(Extracted data entries)
>>>>>

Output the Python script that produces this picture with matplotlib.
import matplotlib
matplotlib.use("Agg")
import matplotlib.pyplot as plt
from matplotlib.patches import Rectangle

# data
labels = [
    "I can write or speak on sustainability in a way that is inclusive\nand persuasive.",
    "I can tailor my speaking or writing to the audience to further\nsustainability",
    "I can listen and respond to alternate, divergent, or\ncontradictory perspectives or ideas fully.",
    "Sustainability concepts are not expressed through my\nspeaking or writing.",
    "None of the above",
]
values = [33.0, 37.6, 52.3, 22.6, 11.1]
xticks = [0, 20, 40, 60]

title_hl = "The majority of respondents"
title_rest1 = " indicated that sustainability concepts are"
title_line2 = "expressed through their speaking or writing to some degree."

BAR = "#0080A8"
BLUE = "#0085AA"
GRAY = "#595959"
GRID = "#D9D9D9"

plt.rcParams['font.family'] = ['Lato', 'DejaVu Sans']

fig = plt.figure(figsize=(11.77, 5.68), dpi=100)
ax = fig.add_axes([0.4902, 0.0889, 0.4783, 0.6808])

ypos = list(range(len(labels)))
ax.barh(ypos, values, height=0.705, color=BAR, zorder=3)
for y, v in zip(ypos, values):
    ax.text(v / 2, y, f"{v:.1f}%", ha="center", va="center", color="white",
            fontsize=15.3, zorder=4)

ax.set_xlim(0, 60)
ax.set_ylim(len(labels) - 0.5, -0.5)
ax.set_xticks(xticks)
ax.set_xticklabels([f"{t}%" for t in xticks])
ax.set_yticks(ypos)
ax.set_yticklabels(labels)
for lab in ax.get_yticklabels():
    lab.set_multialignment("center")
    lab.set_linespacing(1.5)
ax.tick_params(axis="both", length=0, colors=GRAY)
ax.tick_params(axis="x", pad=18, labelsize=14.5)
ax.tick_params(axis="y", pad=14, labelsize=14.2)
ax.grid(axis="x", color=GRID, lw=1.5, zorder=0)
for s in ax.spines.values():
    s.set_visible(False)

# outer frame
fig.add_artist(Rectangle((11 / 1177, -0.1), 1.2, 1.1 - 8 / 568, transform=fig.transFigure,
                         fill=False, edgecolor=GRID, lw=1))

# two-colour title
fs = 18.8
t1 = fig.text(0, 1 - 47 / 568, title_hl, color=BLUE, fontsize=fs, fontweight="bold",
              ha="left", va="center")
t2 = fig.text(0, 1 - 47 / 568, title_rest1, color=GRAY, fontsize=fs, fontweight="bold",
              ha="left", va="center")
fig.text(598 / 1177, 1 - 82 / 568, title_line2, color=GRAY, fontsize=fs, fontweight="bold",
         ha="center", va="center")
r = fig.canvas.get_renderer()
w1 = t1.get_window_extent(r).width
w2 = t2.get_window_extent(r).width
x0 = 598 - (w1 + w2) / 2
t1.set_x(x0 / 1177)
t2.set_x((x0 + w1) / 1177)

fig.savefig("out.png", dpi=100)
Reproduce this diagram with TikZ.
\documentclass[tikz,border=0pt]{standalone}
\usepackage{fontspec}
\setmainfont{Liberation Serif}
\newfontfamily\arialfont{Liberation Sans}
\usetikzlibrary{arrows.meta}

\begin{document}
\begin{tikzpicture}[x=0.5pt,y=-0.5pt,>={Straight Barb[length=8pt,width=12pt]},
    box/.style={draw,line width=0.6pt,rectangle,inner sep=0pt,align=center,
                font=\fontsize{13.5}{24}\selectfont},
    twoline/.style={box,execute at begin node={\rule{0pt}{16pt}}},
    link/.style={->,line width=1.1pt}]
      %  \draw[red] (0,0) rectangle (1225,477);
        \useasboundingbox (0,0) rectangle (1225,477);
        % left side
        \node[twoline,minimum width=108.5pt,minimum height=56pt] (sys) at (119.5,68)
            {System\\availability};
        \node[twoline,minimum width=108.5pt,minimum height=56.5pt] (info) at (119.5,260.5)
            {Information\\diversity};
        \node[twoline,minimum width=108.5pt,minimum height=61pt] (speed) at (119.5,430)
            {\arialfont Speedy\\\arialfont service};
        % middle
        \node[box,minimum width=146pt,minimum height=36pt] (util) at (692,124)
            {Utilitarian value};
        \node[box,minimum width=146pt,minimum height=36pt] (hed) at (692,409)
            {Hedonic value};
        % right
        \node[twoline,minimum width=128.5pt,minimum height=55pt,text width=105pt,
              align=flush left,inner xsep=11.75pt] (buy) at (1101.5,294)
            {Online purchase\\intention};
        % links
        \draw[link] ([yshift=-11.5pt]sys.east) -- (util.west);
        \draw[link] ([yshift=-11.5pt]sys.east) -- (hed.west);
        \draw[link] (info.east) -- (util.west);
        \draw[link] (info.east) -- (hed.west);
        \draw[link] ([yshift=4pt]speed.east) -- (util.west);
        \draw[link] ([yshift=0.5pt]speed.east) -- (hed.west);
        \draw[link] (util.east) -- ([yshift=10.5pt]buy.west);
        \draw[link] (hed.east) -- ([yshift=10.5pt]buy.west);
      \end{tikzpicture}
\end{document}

<<<<<

TASK TO CARRY OUT ▸ Give back exactly the lines from the beginning of the records through the line containing "plt.rcParams['font.family'] = ['Lato', 'DejaVu", and only those.

SOLUTION TO THIS PROBLEM ▸
Output the Python script that produces this picture with matplotlib.
import matplotlib
matplotlib.use("Agg")
import matplotlib.pyplot as plt
from matplotlib.patches import Rectangle

# data
labels = [
    "I can write or speak on sustainability in a way that is inclusive\nand persuasive.",
    "I can tailor my speaking or writing to the audience to further\nsustainability",
    "I can listen and respond to alternate, divergent, or\ncontradictory perspectives or ideas fully.",
    "Sustainability concepts are not expressed through my\nspeaking or writing.",
    "None of the above",
]
values = [33.0, 37.6, 52.3, 22.6, 11.1]
xticks = [0, 20, 40, 60]

title_hl = "The majority of respondents"
title_rest1 = " indicated that sustainability concepts are"
title_line2 = "expressed through their speaking or writing to some degree."

BAR = "#0080A8"
BLUE = "#0085AA"
GRAY = "#595959"
GRID = "#D9D9D9"

plt.rcParams['font.family'] = ['Lato', 'DejaVu Sans']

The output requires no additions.